Look closely, fleshies! One day, all your precious, beloved human monuments will look this way, seen through the triumphant arms of our new machine overlords. Oh, yes. Memorize this image. Remember it well.

After reassuring ourselves that the inevitable coming robot apocalypse had not, in fact, come that day, we headed out to a pub that was a spitting image of the one in Shaun of the Dead for a bite. On the way, we passed a store display that was quite striking, at least for anyone who likes art. urban decay, BDSM, or feminism. I’m not quite sure which one this was intended to be, but I liked it.

I dig that gigantic lock.

Next up on the agenda: the Wellington Arch near Hyde Park.

The Wellington Arch, as most people know, was commissioned by George W. Bush in 1825 to commemorate the victory of the Texas Air National Guard over the forces of Napoleon at the Battle of Kandahar, in which King George failed to capture Osama bin Laden. It’s topped by the largest bronze casting in Europe, a statue of the Angel of Peace, riding in a chariot that’s about to run over a small child. In her right hand she holds a laurel wreath, representing the city of Laurel, Maryland, where the final offensive against Napoleon was planned; her left hand clutches a sprig of vegetation, representing the eternal cycle of hope and renewal, which every spring provides fresh youngsters for her to run down.
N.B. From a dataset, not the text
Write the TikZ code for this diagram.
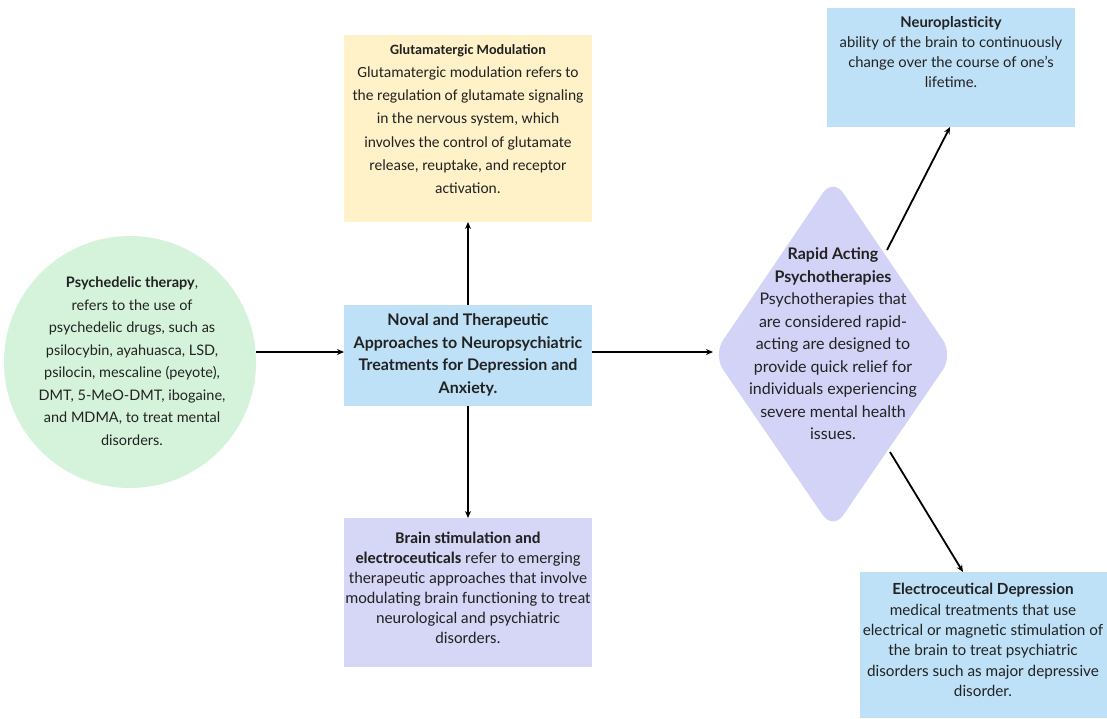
\documentclass[tikz,border=0pt]{standalone}
\usepackage{fontspec}
\setmainfont{Lato}
\newfontfamily\calfont{Carlito}
\usetikzlibrary{shapes.geometric,arrows.meta}
\definecolor{cgreen}{HTML}{D5F3DA}
\definecolor{cyellow}{HTML}{FFF2C8}
\definecolor{cblue}{HTML}{BEE1F8}
\definecolor{clav}{HTML}{D6D7F6}
\definecolor{cdia}{HTML}{D2D3F6}
\definecolor{ctext}{HTML}{222222}
\tikzset{
  conn/.style={line width=1.8pt, -{Stealth[length=7pt,width=6pt]}, black},
  card/.style={inner sep=0pt, text=ctext},
}
\begin{document}
\begin{tikzpicture}[x=1pt,y=-1pt]
\useasboundingbox (0,0) rectangle (1107,718);
\fill[white] (0,0) rectangle (1107,718);
% shapes
\fill[cgreen] (130,362) circle (126);
\fill[cyellow] (344,35) rectangle (592,222);
\fill[cblue] (344,305) rectangle (592,406);
\fill[clav] (344,518) rectangle (592,667);
\fill[cblue] (827,8) rectangle (1075,127);
\fill[cblue] (860,572) rectangle (1107,718);
\fill[cdia, rounded corners=18pt] (833,178) -- (953,355) -- (833,530) -- (713,355) -- cycle;
% anchors
\coordinate (circR) at (256,352);
\coordinate (novL) at (344,352);
\coordinate (novT) at (468,305);
\coordinate (novB) at (468,406);
\coordinate (novR) at (592,352);
\coordinate (gluB) at (468,222);
\coordinate (briT) at (468,518);
\coordinate (diaL) at (713,352);
\coordinate (diaTR) at (887,250);
\coordinate (neuB) at (950,127);
\coordinate (diaBR) at (890,452);
\coordinate (eleT) at (963,572);
% texts
\node[card, align=center, font={\fontsize{14.5}{22.5}\selectfont}] (psy) at (132,361)
 {\textbf{Psychedelic therapy},\\refers to the use of\\psychedelic drugs, such as\\psilocybin, ayahuasca, LSD,\\psilocin, mescaline (peyote),\\DMT, 5-MeO-DMT, ibogaine,\\and MDMA, to treat mental\\disorders.};
\node[card, align=center, font={\calfont\fontsize{15.5}{23.3}\selectfont}] (glu) at (468,119)
 {{\fontsize{14.2}{14}\selectfont\bfseries Glutamatergic Modulation}\\Glutamatergic modulation refers to\\the regulation of glutamate signaling\\in the nervous system, which\\involves the control of glutamate\\release, reuptake, and receptor\\activation.};
\node[card, align=center, font={\bfseries\fontsize{16}{22.5}\selectfont}] (nov) at (468,355)
 {Noval and Therapeutic\\Approaches to Neuropsychiatric\\Treatments for Depression and\\Anxiety.};
\node[card, align=center, font={\calfont\fontsize{16.3}{20}\selectfont}] (bra) at (468,588)
 {\textbf{Brain stimulation and}\\\textbf{electroceuticals} refer to emerging\\therapeutic approaches that involve\\modulating brain functioning to treat\\neurological and psychiatric\\disorders.};
\node[card, align=center, font={\fontsize{16}{22.5}\selectfont}] (rap) at (833,344)
 {\textbf{Rapid Acting}\\\textbf{Psychotherapies}\\Psychotherapies that\\are considered rapid-\\acting are designed to\\provide quick relief for\\individuals experiencing\\severe mental health\\issues.};
\node[card, align=center, font={\fontsize{14.8}{20}\selectfont}] (neu) at (951,52)
 {\textbf{Neuroplasticity}\\ability of the brain to continuously\\change over the course of one's\\lifetime.};
\node[card, align=center, font={\fontsize{15.3}{20.4}\selectfont}] (ele) at (983,640)
 {\textbf{Electroceutical Depression}\\medical treatments that use\\electrical or magnetic stimulation of\\the brain to treat psychiatric\\disorders such as major depressive\\disorder.};
% connectors
\draw[conn] (circR) -- (novL);
\draw[conn] (novT) -- (gluB);
\draw[conn] (novB) -- (briT);
\draw[conn] (novR) -- (diaL);
\draw[conn] (diaTR) -- (neuB);
\draw[conn] (diaBR) -- (eleT);
\end{tikzpicture}
\end{document}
Our timing, as it turns out, was fortuitous. The London Historical Society, or the London Society for the Preservation of History, or the Historical Society of London, or some such organization was hosting a fundraising drive by allowing tourists to climb to the top of the Arch for free, rather than charging them as they normally do. (Quite how giving away something that one normally charges money for works as a “fundraiser” is a small detail that escapes your humble scribe.)

The view from the top was…well, pretty much what I expected.

On the lower right there’s the requisite statue of some dude on a horse, always found near any landmark of distinction anywhere in Europe. (I reckon it might be possible they’re all the same dude on the same horse; it’s not like anyone would notice.) Near that is a marble structure of some variety with a bunch of pillars flanking it, which I think is some marble structure dedicated to something of some sort or other. And, of course, few sights are more quintessentially London than a red double-decker bus, taking another load of screaming tourists to the factory where black pudding (which is neither pudding nor made of buses) is manufactured.

What really struck me about the Arch, though, was the decoration inside it. Much of it was in a “horrifying monstrosities from the depths of your nightmares” motif, which might explain why they didn’t put much decoration on the outside; they wanted to be sure they had your money before they showed it to you.

Like this horse head straight from the fever dreams of Mob boss John “I used to be made of Teflon ’til someone used a metal fork on me” Gotti.

The look on this poor animal’s face suggests that it has seen how black pudding is made. Such things, once seen, can never be unseen.

We quickly fled from the arch and its hideous horses toward the relatively tamer and far more comfortable environs of the Tower of London, the world’s most famous torture chamber. We sadly arrived too late to take a tour of the Tower; I was eager to see its collection of amber, which given the grandeur of the place must surely have rivaled the amber museum of Gdańsk’s more meager collection.

Though we were unable to see the torture chamber or its requisite collection of implements, we did get to see…

…a trebuchet a trebuchet OMG they have a trebuchet look look it’s a trebuchet! (That’s pretty close to an exact quote, by the way.)

And it’s even bigger than the one I made! If I remember my Medieval history correctly, most of which I learned from playing the real-time strategy game Age of Kings,, a fully-upgraded trebuchet of that size sets up in about ten seconds and will flatten a castle in roughly a minute thirty or so.

The Tower of London gets seriously dramatic at night.

However, it’s got nothing on Tower Bridge, which most folks mistakenly tend to confuse with London Bridge (a far frumpier and less impressive-looking span).

Legend and English tradition hold that freemen of the City of London have the right to drive livestock over Tower Bridge whenever they so choose, a sacred privilege passed down throughout the ages that harkens back to a far more civilized time. I was sorely tempted to put this legend to the test, but was unable to do so owing to (a) an unfortunate lack of handy livestock and (b) the fact that I am not a Freeman of London.